Before we launched the FSUR in 2015, as the UK’s first-ever annual analysis of campus censorship, many people in politics and the media were blissfully unaware of what was happening to free speech on campus, and the students fighting against censorship were badly in need of some backup.
Today, the issue is barely out of the headlines, politicians have launched inquiries, made speeches and issued guidance to try to tackle the problem, and students have scored real, lasting victories against campus bans. We at spiked are proud of the role that we, and the FSUR, have played in this.
And it is with that pride, and some regret, that we announce we are closing the FSUR to focus our freedom-fighting efforts on other projects.
We have achieved a lot over the past four years, with little more than a devoted team of volunteers and the support of the Joseph Rowntree Reform Trust, who backed us from day one. We have made national and international headlines (see our clippings at the bottom of the page); we have presented our evidence to parliament (see below); we have raised the ire of all the right people within universities and students’ unions.

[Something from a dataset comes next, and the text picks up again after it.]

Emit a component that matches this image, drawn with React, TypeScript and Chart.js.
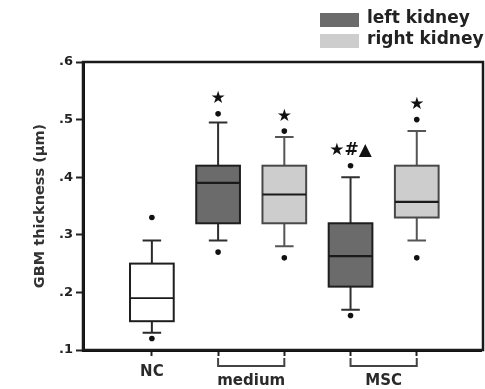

But most importantly, we have done our bit to help students fight censorship on their campuses – to challenge the illiberal policies that stifle intellectual inquiry and hold students in contempt.
While the government has moved to meddle in universities’ affairs, to try to force them to uphold free speech, we have always argued that the fight for free speech must be fought from the bottom up. And that is precisely what we have seen begin to happen in recent years.
Students have set up free-speech societies, launched free-speech magazines, and won referendums to overturn long-running campus bans. (Getting to meet so many of these students, at panels across the country as well as at our national conference in 2016, has been a real highlight of these past few years.)
There is, today, an opposition to censorship on campus that felt absent just a few years ago. Campaigners, students and academics have forced the issue, and universities and students’ unions have been forced to respond — even if their reflex is to downplay the depth of the problem.
We’re proud of the part we played in helping that opposition to develop, and look forward to seeing it finish what has been started. The Free Speech University Rankings may be over, but the fight for free speech goes on.